In Folge der Entscheidung des BGH können sich nun mehrere Szenarien entwickeln: Entweder, die Haftungsvoraussetzungen für Sachwalter, Insolvenzverwalter und Eigenverwalter bleiben jeweils gleich. Dann dürften die Fälle tatsächlicher Haftung des Eigenverwalters eher die Ausnahme bleiben. Denn, die Fälle tatsächlicher Haftung von Insolvenzverwaltern sind recht überschaubar, wenn der Insolvenzverwalter nicht gerade kriminell handelt (s. hierzu einen aktuellen Fall hier) oder zweifelhafte Eigengeschäfte vornimmt (s. hier). Oder die Haftungsvoraussetzungen für Insolvenzverwalter, Sachwalter und Eigenverwalter werden denen für die Geschäftsführer angeglichen. Dann dürften die Haftpflichtversicherungsbeiträge für Insolvenzverwalter explodieren. Wahrscheinlicher ist jedoch, dass der BGH auf Dauer eine gegenüber dem Sachwalter und Insolvenzverwalter verschärfte Haftung des Eigenverwalters entwickeln wird – ist die Justiz doch dem Institut der Eigenverwaltung gegenüber generell sehr kritisch eingestellt (s. näher dazu hier). Auch die vorliegende Entscheidung des BGH unterstreicht diese misstrauische Haltung.
Offene Fragen
Nicht beantwortet hat der BGH die Frage, ob auch Sanierer unterhalb der Geschäftsführungsebene von dieser Haftungsregelung betroffen sein werden. Denn, wohl auch vor dem Hintergrund der sich abzeichnenden erhöhten Haftung, hat sich die Praxis herausgebildet, den Sanierungsexperten als „Generalbevollmächtigten“ (rechtlich also als Prokuristen) und damit nicht in die Geschäftsführung zu bestellen.

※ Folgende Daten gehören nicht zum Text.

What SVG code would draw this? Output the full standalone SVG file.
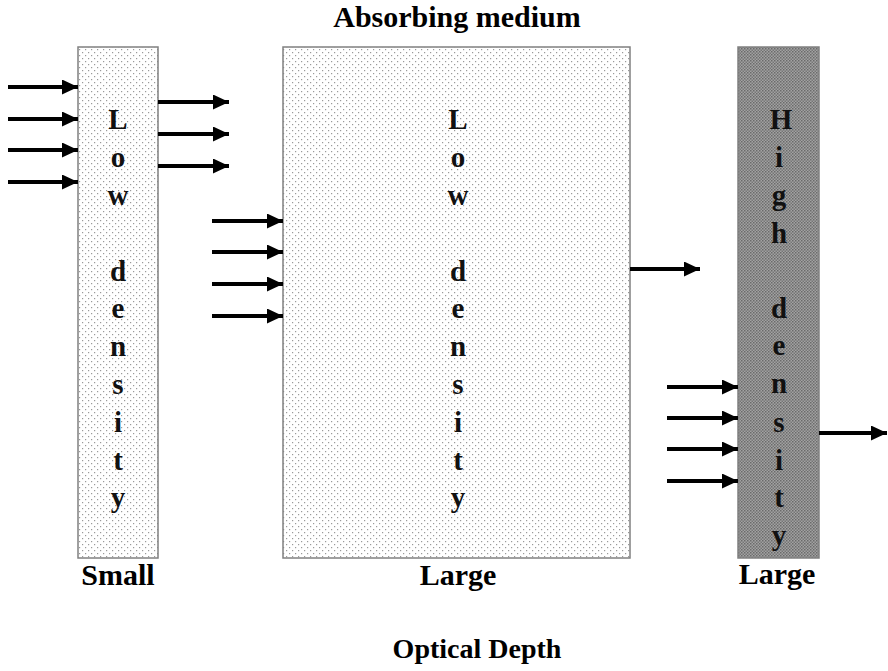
<svg xmlns="http://www.w3.org/2000/svg" width="888" height="671" viewBox="0 0 888 671">
  <style>
    .t { font-family: "Liberation Serif", "Times New Roman", serif; font-weight: bold; font-size: 30px; fill: #000; text-anchor: middle; }
    .v { font-family: "Liberation Serif", "Times New Roman", serif; font-weight: bold; font-size: 29px; fill: #111; text-anchor: middle; }
    .box { stroke: #808080; stroke-width: 1.5; }
    .arrow { stroke: #000; stroke-width: 3.8; fill: none; marker-end: url(#head); }
  </style>
  <defs>
    <!-- sparse dot screen for the low density medium -->
    <pattern id="dots" width="6" height="6" patternUnits="userSpaceOnUse">
      <rect width="6" height="6" fill="#ffffff"/>
      <rect x="1" y="1" width="1.2" height="1.2" fill="#9a9a9a"/>
      <rect x="4" y="4" width="1.2" height="1.2" fill="#9a9a9a"/>
    </pattern>
    <!-- dense checker screen for the high density medium -->
    <pattern id="dense" width="3" height="3" patternUnits="userSpaceOnUse">
      <rect width="3" height="3" fill="#a2a2a2"/>
      <rect x="0" y="0" width="1.5" height="1.5" fill="#6a6a6a"/>
      <rect x="1.5" y="1.5" width="1.5" height="1.5" fill="#767676"/>
    </pattern>
    <marker id="head" viewBox="0 0 16 15" refX="16" refY="7.5" markerWidth="16" markerHeight="15" markerUnits="userSpaceOnUse" orient="auto">
      <path d="M0,0 L16,7.5 L0,15 Z" fill="#000"/>
    </marker>
  </defs>

  <text class="t" x="457" y="27">Absorbing medium</text>

  <g id="slab-small">
    <rect class="box" x="78" y="47" width="80" height="511" fill="url(#dots)"/>
    <text class="v" x="118" y="129">L</text>
    <text class="v" x="118" y="167">o</text>
    <text class="v" x="118" y="205">w</text>
    <text class="v" x="118" y="281">d</text>
    <text class="v" x="118" y="318">e</text>
    <text class="v" x="118" y="356">n</text>
    <text class="v" x="118" y="394">s</text>
    <text class="v" x="118" y="432">i</text>
    <text class="v" x="118" y="470">t</text>
    <text class="v" x="118" y="507">y</text>
    <text class="t" x="118" y="585">Small</text>
  </g>

  <g id="slab-large-low">
    <rect class="box" x="283" y="47" width="347" height="511" fill="url(#dots)"/>
    <text class="v" x="458" y="129">L</text>
    <text class="v" x="458" y="167">o</text>
    <text class="v" x="458" y="205">w</text>
    <text class="v" x="458" y="281">d</text>
    <text class="v" x="458" y="318">e</text>
    <text class="v" x="458" y="356">n</text>
    <text class="v" x="458" y="394">s</text>
    <text class="v" x="458" y="432">i</text>
    <text class="v" x="458" y="470">t</text>
    <text class="v" x="458" y="507">y</text>
    <text class="t" x="458" y="585">Large</text>
  </g>

  <g id="slab-large-high">
    <rect class="box" x="738" y="47" width="81" height="511" fill="url(#dense)"/>
    <text class="v" x="781" y="129">H</text>
    <text class="v" x="779" y="167">i</text>
    <text class="v" x="779" y="205">g</text>
    <text class="v" x="779" y="243">h</text>
    <text class="v" x="779" y="318">d</text>
    <text class="v" x="779" y="355">e</text>
    <text class="v" x="779" y="393">n</text>
    <text class="v" x="779" y="432">s</text>
    <text class="v" x="779" y="470">i</text>
    <text class="v" x="779" y="507">t</text>
    <text class="v" x="779" y="545">y</text>
    <text class="t" x="777" y="584">Large</text>
  </g>

  <g id="rays">
    <line class="arrow" x1="8" y1="87" x2="78" y2="87"/>
    <line class="arrow" x1="8" y1="119" x2="78" y2="119"/>
    <line class="arrow" x1="8" y1="150" x2="78" y2="150"/>
    <line class="arrow" x1="8" y1="182" x2="78" y2="182"/>
    <line class="arrow" x1="158" y1="102" x2="229" y2="102"/>
    <line class="arrow" x1="158" y1="134" x2="229" y2="134"/>
    <line class="arrow" x1="158" y1="166" x2="229" y2="166"/>
    <line class="arrow" x1="212" y1="221" x2="283" y2="221"/>
    <line class="arrow" x1="212" y1="252" x2="283" y2="252"/>
    <line class="arrow" x1="212" y1="284" x2="283" y2="284"/>
    <line class="arrow" x1="212" y1="316" x2="283" y2="316"/>
    <line class="arrow" x1="630" y1="269" x2="700" y2="269"/>
    <line class="arrow" x1="667" y1="387" x2="738" y2="387"/>
    <line class="arrow" x1="667" y1="418" x2="738" y2="418"/>
    <line class="arrow" x1="667" y1="449" x2="738" y2="449"/>
    <line class="arrow" x1="667" y1="481" x2="738" y2="481"/>
    <line class="arrow" x1="819" y1="433" x2="887" y2="433"/>
  </g>

  <text class="t" x="477" y="658" style="font-size:28px">Optical Depth</text>
</svg>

Auch vor dem Hintergrund der aktuellen Entscheidung des BGH zur Möglichkeit der Haftungsbeschränkung auf Grund einer (beweisbaren) Ressortverteilung (näher dazu hier), stellt sich die Frage, inwieweit dieses neue Haftungskonstrukt lediglich auf sog. „Sanierungsgeschäftsführer“ anzuwenden ist. Ferner dürfte interessant sein, die Haftungsvoraussetzungen des „Sanierungsgeschäftsführers“ mit denen von Insolvenzverwaltern in ähnlicher Lage (das Unternehmen fällt kurz nach der „Sanierung“ wieder in die Insolvenz) zu vergleichen.
Resümee
Auch wenn im aktuell entschiedenen Fall das Judiz gegen eine grundsätzliche Haftungsfreistellung des Geschäftsführers spricht, so ist doch die Frage, ob dem jeweiligen Gläubiger ein – sowohl das Gesellschafts-, als auch das Insolvenzrecht umgehender Direktanspruch gegen den „Sanierungsgeschäftsführer“ eingeräumt werden muss und, wenn ja, ob dann das Institut der „Inanspruchnahme besonderen persönlichen Vertrauens“ nicht systematisch besser geeignet gewesen wäre.

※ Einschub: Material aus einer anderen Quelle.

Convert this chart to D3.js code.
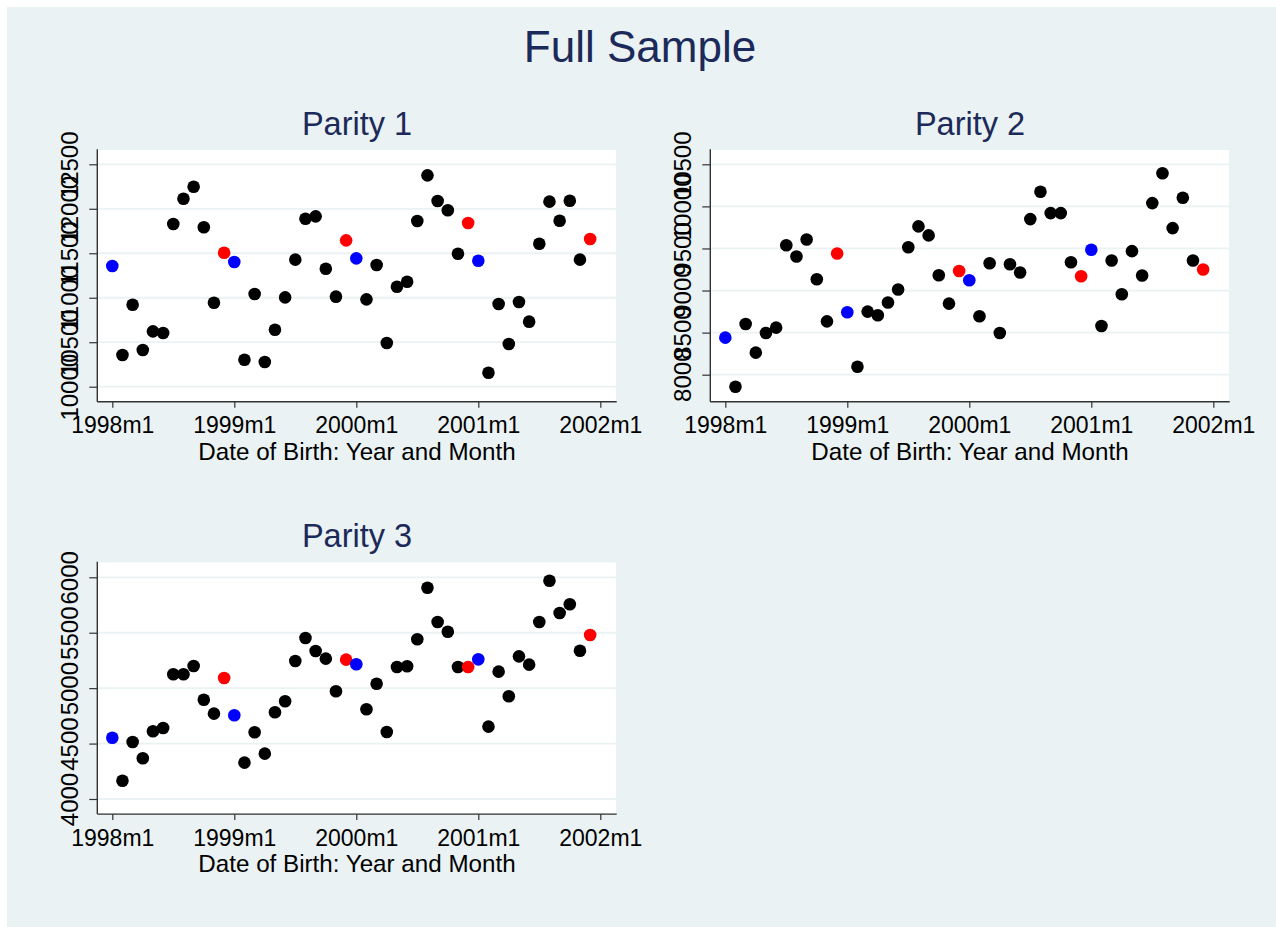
<!DOCTYPE html>
<html>
<head>
<meta charset="utf-8">
<script src="https://cdn.jsdelivr.net/npm/d3@7"></script>
<style>
  html, body { margin: 0; padding: 0; background: #ffffff; }
  svg { display: block; }
  text { font-family: "Liberation Sans", Arial, sans-serif; }
</style>
</head>
<body>
<svg id="chart" width="1276" height="927"></svg>
<script>
// ---------------- DATA ----------------
const mainTitle = "Full Sample";
const xAxisTitle = "Date of Birth: Year and Month";
const xTickValues = [0, 12, 24, 36, 48];
const xTickLabels = ["1998m1", "1999m1", "2000m1", "2001m1", "2002m1"];
// month index 0 = 1998m1 ... 47 = 2001m12
const months = d3.range(48);

const parity1 = [11357, 10356, 10922, 10412, 10622, 10603, 11829, 12113, 12248, 11792, 10944, 11506,
                 11402, 10303, 11042, 10277, 10641, 11004, 11428, 11888, 11915, 11326, 11012, 11645,
                 11443, 10982, 11368, 10491, 11124, 11180, 11862, 12376, 12087, 11983, 11495, 11840,
                 11416, 10157, 10929, 10480, 10952, 10731, 11607, 12080, 11866, 12091, 11428, 11660];
const parity2 = [8440, 7857, 8602, 8262, 8495, 8559, 9539, 9405, 9607, 9135, 8634, 9440,
                 8742, 8095, 8750, 8706, 8857, 9012, 9515, 9762, 9655, 9182, 8845, 9233,
                 9122, 8694, 9325, 8495, 9313, 9214, 9849, 10174, 9920, 9920, 9337, 9170,
                 9484, 8579, 9357, 8956, 9468, 9179, 10039, 10393, 9742, 10103, 9357, 9250];
const parity3 = [4553, 4165, 4514, 4367, 4611, 4641, 5125, 5125, 5200, 4896, 4770, 5092,
                 4755, 4328, 4602, 4409, 4782, 4882, 5245, 5452, 5335, 5266, 4972, 5257,
                 5215, 4809, 5040, 4605, 5191, 5197, 5441, 5906, 5597, 5509, 5191, 5191,
                 5260, 4653, 5149, 4927, 5287, 5212, 5597, 5969, 5678, 5757, 5338, 5480];

const panelTitles = ["Parity 1", "Parity 2", "Parity 3"];
const yTicks1 = [10000, 10500, 11000, 11500, 12000, 12500];
const yTicks2 = [8000, 8500, 9000, 9500, 10000, 10500];
const yTicks3 = [4000, 4500, 5000, 5500, 6000];

// ---------------- STYLE ----------------
const bg = "#eaf2f3";
const gridColor = "#eaf2f3";
const titleColor = "#1c2a5a";
const colorJan = "#0000ff";
const colorDec = "#ff0000";
const colorOther = "#000000";

const svg = d3.select("#chart");
svg.append("rect").attr("x", 7).attr("y", 7).attr("width", 1276 - 7).attr("height", 927 - 7).attr("fill", bg);

svg.append("text")
  .attr("x", 640).attr("y", 62)
  .attr("text-anchor", "middle")
  .attr("font-size", 44)
  .attr("fill", titleColor)
  .text(mainTitle);

const plotW = 519.4, plotH = 252.4;
const panels = [
  { left: 97.3, top: 149.3, data: parity1, ticks: yTicks1, title: panelTitles[0], tickPx: [386.7 - 149.3, 164.3 - 149.3] },
  { left: 710.3, top: 149.3, data: parity2, ticks: yTicks2, title: panelTitles[1], tickPx: [374.7 - 149.3, 164.3 - 149.3] },
  { left: 97.3, top: 561.7, data: parity3, ticks: yTicks3, title: panelTitles[2], tickPx: [799.0 - 561.7, 577.3 - 561.7] }
];

panels.forEach(p => {
  const g = svg.append("g").attr("transform", `translate(${p.left},${p.top})`);
  const x = d3.scaleLinear().domain([0, 48]).range([15, plotW - 16.4]);
  const tmin = p.ticks[0], tmax = p.ticks[p.ticks.length - 1];
  const y = d3.scaleLinear().domain([tmin, tmax]).range(p.tickPx);

  // plot region
  g.append("rect").attr("x", 0).attr("y", 0).attr("width", plotW).attr("height", plotH)
    .attr("fill", "#ffffff").attr("stroke", gridColor).attr("stroke-width", 1.5);

  // grid
  g.append("g").selectAll("line").data(p.ticks).join("line")
    .attr("x1", 0).attr("x2", plotW)
    .attr("y1", d => y(d)).attr("y2", d => y(d))
    .attr("stroke", gridColor).attr("stroke-width", 1.8);

  // y axis
  const ya = g.append("g").call(d3.axisLeft(y).tickValues(p.ticks).tickSize(8).tickFormat(d3.format("d")));
  ya.select(".domain").remove();
  ya.selectAll(".tick line").attr("stroke", "#333").attr("stroke-width", 1.2);
  ya.selectAll(".tick text")
    .attr("transform", "rotate(-90)")
    .attr("x", 0).attr("y", -19.5).attr("dy", 0)
    .attr("text-anchor", "middle")
    .attr("font-size", 24).attr("fill", "#000")
    .attr("font-family", '"Liberation Sans", Arial, sans-serif');
  g.append("line").attr("x1", 0).attr("x2", 0).attr("y1", 0).attr("y2", plotH)
    .attr("stroke", "#333").attr("stroke-width", 1.4);

  // x axis
  const xa = g.append("g").attr("transform", `translate(0,${plotH})`)
    .call(d3.axisBottom(x).tickValues(xTickValues).tickSize(6).tickFormat((d, i) => xTickLabels[i]));
  xa.select(".domain").remove();
  xa.selectAll(".tick line").attr("stroke", "#333").attr("stroke-width", 1.2);
  xa.selectAll(".tick text")
    .attr("y", 31.6).attr("dy", 0)
    .attr("font-size", 23).attr("fill", "#000")
    .attr("font-family", '"Liberation Sans", Arial, sans-serif');
  g.append("line").attr("x1", 0).attr("x2", plotW).attr("y1", plotH).attr("y2", plotH)
    .attr("stroke", "#333").attr("stroke-width", 1.4);

  // axis title
  g.append("text").attr("x", plotW / 2).attr("y", plotH + 58.3)
    .attr("text-anchor", "middle").attr("font-size", 24.2).attr("fill", "#000")
    .text(xAxisTitle);

  // panel title
  g.append("text").attr("x", plotW / 2).attr("y", -14.5)
    .attr("text-anchor", "middle").attr("font-size", 32.5).attr("fill", titleColor)
    .text(p.title);

  // points
  g.append("g").selectAll("circle").data(months).join("circle")
    .attr("cx", d => x(d))
    .attr("cy", d => y(p.data[d]))
    .attr("r", 6.3)
    .attr("fill", d => (d % 12 === 0 ? colorJan : (d % 12 === 11 ? colorDec : colorOther)));
});
</script>
</body>
</html>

Möglicherweise, führt die Entscheidung tatsächlich dazu, dass sich weiter Spreu vom Weizen trennen, also sich nicht professionelle Anbieter vom Markt zurückziehen, wie ein „eigenverwaltungserprobtes“ Sanierungsunternehmen in seinem Newsletter schreibt. Möglich ist aber auch, dass das Institut der Eigenverwaltung zwischen die Mahlsteine der Justiz (Haftung) und der Gesetzgebung (anstehende Reform der Eigenverwaltung nach der ESUG-Evaluation, s. dazu schon hier) gerät – und mithin erneut marginalisiert wird. Angesichts der am Konjunkturhimmel nicht mehr zu übersehenden dunklen Wolken, stellt sich dann aber die Frage, ob das sich immer mehr herauskristalliserende „Schönwetter-Insolvenzrecht“ ausreicht, um die für die deutsche Volkswirtschaft wichtigen Unternehmen im Krisenfall wirksam sanieren zu können.
Das LG Düsseldorf wird vor diesem Hintergrund insbesondere klären müssen, aus welchen Gründen das vorgeblich sanierte Unternehmen so schnell erneut scheitern konnte.